November 6, 2019 – Washington Co., WI – As of 12:25 p.m. on Wednesday, Nov. 6, 2019 there were two Washington County Supervisors who filed certificate of non-candidacy paperwork.
District 2 Supervisor Roger Kist filed his papers on Friday, Nov. 1 announcing he would not seek another term.
Roger Kist
Today, Dist. 4 Supervisor Chris Jenkins filed a certificate of non-candidacy.
Chris Jenkins
Chris Jenkins is with his son filing paperwork at the Washington County Clerk’s office.
 
“I did so now, as Roger did, to allow adequate time for someone to consider running in my place,” said Jenkins. 
Jenkins was first elected to the Washington County Board in April 2018. He said he will serve out the remainder of his term which ends following the election in April 2020 when the new candidate is sworn in.
 
“Over this term, the County Board and how it currently operates was not my cup of tea,” said Jenkins.  “I hope the efforts to shrink the size of the Board, and change how the policy-making process occurs, improves things. I am optimistic that a county executive will produce the strong leader the county-level of government sorely needs.”
Jenkins also serves as District 4 alderman in the City of West Bend.  “I will take this added time to better focus on my roles and responsibilities at the city level,” he said. 
Candidates have until December 27, 2019 by 5 p.m. to file a certificate of non-candidacy if they do not plan to run in April 2020.
Candidates who are running may begin circulating papers to collect signatures on December 1, 2019. Those signatures must be turned in by 5 p.m. on January 7, 2020.
Candidates running for Washington County Board Supervisor must submit 50 -100 signatures and candidates running for County Executive must submit 500 – 1000 signatures.
For the city council, aldermen need to submit 20-40 signatures from people in their district. Mayoral candidates must submit 200-400 signatures to run for office.

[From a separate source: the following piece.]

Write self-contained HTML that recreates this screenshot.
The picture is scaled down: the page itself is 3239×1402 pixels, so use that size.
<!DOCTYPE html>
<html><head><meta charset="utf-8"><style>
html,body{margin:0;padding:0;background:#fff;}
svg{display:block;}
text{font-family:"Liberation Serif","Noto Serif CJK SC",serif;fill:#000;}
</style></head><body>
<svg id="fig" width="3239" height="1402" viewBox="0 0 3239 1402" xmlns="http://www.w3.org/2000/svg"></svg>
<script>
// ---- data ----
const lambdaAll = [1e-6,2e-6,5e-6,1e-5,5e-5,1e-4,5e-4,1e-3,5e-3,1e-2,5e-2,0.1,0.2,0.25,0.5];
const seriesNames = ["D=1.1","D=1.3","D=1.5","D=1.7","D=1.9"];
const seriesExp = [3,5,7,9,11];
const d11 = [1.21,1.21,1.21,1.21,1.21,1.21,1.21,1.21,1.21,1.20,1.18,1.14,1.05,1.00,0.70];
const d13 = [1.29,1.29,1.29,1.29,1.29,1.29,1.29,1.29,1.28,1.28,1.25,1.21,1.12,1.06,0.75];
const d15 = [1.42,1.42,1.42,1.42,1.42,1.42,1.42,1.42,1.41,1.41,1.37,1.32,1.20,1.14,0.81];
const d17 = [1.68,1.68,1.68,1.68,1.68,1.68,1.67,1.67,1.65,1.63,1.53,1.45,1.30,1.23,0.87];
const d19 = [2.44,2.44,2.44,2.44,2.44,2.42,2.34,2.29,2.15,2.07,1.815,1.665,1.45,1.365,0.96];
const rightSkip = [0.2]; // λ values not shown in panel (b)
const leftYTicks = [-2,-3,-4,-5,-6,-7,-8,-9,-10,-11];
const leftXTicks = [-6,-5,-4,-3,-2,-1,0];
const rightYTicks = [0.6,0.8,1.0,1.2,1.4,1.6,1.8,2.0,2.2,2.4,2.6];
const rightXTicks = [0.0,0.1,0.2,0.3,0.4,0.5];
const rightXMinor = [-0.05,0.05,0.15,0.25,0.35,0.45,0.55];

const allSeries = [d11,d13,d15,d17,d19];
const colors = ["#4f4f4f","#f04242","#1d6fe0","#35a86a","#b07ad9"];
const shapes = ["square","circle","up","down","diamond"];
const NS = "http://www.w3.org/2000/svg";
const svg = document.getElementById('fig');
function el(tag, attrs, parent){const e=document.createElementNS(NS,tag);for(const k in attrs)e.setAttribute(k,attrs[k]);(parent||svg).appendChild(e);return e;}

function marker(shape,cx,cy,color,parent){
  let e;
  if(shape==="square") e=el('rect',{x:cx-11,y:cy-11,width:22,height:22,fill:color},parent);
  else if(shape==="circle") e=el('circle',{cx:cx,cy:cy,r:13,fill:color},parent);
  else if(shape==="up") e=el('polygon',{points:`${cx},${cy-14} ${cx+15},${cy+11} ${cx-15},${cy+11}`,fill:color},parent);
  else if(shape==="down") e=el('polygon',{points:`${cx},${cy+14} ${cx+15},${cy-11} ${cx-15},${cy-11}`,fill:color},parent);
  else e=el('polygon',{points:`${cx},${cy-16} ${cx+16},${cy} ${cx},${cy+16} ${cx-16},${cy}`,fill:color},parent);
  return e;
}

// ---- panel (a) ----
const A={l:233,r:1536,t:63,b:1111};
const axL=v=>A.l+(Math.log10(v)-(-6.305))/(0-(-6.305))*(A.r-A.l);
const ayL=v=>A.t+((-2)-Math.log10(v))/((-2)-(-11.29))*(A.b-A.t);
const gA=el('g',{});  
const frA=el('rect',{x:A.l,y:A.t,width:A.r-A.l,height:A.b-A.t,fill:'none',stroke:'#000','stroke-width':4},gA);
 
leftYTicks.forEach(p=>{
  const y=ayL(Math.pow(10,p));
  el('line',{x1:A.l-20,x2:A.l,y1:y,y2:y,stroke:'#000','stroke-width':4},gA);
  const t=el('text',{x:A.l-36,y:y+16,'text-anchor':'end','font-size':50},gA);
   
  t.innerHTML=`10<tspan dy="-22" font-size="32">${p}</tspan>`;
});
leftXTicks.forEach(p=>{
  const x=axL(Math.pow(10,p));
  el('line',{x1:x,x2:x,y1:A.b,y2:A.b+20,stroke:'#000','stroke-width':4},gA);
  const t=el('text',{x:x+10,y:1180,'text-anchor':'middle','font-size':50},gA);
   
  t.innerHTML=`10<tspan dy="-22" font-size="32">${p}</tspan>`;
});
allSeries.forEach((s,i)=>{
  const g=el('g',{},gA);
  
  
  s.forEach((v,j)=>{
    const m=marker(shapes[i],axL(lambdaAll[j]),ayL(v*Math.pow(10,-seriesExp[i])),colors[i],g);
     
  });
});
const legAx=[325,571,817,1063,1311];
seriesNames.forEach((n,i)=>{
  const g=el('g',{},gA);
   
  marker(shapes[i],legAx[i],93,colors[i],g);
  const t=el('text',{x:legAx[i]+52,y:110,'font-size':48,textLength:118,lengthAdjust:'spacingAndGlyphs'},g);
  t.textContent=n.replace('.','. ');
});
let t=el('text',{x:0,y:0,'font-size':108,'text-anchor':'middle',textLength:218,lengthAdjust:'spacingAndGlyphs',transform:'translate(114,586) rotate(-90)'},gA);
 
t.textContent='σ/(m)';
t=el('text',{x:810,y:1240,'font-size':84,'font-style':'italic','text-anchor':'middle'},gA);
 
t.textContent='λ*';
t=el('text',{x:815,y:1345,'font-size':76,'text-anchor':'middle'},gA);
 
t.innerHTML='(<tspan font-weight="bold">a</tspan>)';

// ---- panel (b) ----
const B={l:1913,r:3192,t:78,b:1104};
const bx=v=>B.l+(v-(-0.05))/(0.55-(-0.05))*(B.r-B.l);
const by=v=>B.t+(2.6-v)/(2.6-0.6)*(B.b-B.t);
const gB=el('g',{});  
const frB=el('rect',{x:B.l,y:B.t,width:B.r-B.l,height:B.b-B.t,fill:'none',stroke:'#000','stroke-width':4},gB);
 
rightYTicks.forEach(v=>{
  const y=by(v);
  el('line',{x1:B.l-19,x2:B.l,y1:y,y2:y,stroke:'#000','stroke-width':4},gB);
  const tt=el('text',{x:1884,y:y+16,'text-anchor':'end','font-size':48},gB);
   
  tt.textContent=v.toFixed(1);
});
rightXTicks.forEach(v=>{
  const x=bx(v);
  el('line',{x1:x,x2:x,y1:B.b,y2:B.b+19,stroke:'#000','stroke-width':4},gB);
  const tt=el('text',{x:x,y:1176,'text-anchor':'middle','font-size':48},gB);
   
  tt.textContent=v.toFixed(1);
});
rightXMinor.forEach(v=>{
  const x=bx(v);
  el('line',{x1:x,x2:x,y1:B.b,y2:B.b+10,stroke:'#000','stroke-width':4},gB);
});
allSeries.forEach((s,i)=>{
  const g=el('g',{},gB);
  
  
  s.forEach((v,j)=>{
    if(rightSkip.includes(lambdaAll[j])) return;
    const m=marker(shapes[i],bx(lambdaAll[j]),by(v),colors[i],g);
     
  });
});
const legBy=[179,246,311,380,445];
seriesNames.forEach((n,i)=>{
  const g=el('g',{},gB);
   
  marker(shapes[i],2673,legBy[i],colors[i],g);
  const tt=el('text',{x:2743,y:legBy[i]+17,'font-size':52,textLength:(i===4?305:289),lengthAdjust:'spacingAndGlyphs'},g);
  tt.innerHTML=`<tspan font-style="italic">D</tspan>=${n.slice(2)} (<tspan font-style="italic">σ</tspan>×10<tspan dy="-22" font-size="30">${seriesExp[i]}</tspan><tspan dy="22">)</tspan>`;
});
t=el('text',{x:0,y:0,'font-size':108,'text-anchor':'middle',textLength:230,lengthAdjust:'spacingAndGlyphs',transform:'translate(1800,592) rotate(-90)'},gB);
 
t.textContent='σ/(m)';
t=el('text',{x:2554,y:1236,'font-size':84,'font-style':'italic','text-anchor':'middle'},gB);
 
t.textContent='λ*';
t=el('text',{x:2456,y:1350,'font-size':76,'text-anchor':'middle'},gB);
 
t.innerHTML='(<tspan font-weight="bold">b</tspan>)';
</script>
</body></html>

On a side note: Two people are currently vying for the newly elected county executive post in Washington County: Joshua Schoemann and Adam Gitter.

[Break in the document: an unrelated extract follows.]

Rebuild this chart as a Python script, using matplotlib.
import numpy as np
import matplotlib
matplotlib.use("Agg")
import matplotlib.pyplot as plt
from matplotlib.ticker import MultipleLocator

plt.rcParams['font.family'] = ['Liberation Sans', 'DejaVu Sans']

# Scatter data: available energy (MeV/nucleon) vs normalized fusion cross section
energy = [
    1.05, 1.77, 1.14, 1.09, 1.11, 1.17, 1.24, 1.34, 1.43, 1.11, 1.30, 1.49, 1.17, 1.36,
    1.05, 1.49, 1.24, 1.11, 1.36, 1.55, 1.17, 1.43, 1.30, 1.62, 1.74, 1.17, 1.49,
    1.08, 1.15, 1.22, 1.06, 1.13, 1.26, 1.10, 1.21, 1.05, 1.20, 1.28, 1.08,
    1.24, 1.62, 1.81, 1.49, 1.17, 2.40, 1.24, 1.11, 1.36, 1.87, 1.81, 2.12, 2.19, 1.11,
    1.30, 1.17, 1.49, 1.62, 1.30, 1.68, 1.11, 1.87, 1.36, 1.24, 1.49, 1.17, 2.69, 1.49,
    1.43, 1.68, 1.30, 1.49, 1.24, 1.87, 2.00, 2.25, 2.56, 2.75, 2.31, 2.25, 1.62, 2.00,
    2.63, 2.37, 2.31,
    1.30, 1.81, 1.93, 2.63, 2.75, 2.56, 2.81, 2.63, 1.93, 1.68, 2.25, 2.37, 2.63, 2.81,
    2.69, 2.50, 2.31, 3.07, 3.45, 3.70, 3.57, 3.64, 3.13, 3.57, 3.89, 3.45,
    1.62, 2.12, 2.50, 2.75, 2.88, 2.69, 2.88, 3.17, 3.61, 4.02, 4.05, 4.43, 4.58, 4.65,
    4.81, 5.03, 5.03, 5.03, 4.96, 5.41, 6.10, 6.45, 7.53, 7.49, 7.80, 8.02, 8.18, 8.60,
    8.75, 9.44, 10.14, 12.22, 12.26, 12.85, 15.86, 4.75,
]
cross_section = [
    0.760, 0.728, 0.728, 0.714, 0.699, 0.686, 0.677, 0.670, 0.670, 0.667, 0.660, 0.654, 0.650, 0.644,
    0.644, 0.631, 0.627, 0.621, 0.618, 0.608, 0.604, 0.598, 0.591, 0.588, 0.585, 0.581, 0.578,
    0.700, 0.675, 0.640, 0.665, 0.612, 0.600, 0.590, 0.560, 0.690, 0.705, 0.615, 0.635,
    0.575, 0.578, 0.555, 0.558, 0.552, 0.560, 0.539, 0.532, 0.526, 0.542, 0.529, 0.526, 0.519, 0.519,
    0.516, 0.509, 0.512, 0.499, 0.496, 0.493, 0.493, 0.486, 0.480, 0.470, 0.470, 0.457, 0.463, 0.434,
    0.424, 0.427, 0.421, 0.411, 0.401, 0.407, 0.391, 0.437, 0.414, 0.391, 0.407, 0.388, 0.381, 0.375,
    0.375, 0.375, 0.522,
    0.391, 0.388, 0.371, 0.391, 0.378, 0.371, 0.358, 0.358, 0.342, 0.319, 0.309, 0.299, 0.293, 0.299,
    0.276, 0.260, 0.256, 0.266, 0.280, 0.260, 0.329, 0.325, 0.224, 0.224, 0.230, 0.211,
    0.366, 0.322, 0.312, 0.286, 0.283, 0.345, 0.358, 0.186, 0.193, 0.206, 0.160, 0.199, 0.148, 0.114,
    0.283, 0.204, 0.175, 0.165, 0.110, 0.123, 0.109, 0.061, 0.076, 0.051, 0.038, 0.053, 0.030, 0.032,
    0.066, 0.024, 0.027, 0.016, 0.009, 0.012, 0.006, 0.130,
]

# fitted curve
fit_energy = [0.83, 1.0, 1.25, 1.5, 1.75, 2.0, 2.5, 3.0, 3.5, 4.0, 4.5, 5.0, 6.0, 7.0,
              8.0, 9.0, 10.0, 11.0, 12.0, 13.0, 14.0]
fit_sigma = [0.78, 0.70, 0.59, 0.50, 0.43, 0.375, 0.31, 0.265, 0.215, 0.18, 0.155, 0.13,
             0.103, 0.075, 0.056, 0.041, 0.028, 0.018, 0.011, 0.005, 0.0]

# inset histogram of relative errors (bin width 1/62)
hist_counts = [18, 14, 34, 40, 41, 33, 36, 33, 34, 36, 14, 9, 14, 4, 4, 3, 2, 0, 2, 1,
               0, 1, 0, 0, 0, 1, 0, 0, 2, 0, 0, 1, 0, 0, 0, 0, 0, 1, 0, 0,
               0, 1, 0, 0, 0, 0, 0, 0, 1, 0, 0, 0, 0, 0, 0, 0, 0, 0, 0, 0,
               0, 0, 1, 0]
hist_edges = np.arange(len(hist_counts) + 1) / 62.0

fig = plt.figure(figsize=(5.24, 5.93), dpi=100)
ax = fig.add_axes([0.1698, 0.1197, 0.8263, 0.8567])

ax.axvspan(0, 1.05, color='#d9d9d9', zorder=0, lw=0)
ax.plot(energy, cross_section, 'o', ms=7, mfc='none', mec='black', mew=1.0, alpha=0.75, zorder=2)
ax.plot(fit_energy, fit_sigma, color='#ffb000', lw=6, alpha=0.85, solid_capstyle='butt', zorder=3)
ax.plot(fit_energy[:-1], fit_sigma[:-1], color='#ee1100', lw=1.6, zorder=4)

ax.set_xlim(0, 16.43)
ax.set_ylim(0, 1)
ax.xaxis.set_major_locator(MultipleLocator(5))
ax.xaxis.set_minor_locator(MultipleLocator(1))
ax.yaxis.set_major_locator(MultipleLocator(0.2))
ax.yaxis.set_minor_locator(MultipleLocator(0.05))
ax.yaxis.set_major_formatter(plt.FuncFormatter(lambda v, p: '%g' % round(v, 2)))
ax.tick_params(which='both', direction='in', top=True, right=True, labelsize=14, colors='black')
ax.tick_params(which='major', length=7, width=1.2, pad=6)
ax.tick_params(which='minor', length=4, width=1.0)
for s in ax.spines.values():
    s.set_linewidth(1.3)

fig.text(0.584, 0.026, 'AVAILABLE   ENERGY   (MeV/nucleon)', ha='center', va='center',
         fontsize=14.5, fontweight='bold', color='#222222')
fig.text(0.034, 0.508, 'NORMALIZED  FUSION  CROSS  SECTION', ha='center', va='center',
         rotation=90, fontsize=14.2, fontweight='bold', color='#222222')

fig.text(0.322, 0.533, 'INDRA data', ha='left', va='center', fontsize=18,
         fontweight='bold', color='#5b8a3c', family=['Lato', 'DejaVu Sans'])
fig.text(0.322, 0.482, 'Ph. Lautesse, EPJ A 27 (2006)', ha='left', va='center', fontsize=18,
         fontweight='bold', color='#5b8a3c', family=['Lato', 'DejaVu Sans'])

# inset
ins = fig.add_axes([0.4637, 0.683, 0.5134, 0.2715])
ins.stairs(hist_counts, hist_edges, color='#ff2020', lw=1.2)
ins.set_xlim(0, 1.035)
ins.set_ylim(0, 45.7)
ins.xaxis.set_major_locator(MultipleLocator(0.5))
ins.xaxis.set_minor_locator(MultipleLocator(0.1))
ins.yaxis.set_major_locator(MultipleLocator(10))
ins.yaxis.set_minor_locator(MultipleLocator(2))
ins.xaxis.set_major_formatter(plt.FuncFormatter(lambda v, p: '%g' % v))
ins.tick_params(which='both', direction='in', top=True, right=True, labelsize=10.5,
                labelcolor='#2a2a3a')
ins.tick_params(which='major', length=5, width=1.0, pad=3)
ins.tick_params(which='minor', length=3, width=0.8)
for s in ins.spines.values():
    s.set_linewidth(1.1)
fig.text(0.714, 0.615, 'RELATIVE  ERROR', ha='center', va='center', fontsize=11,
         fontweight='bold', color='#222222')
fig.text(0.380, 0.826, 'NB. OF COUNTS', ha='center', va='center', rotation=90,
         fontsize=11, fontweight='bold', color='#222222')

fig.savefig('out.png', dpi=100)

It was Sept. 11, 2019 when the Washington County Board voted a second time to switch from a hired county administrator to an elected county executive. Click HERE for the story.

1 COMMENT

  1. Re: the $130,000 payout that will be due when they current County Administrator contract is terminated because of the newly created County Executive. I think that is a very big waste of taxpayers money. Why would any County Supervisor vote to such a payout at taxpayers expense? Start the new Executive position at the end of the Administrator contract. Not now.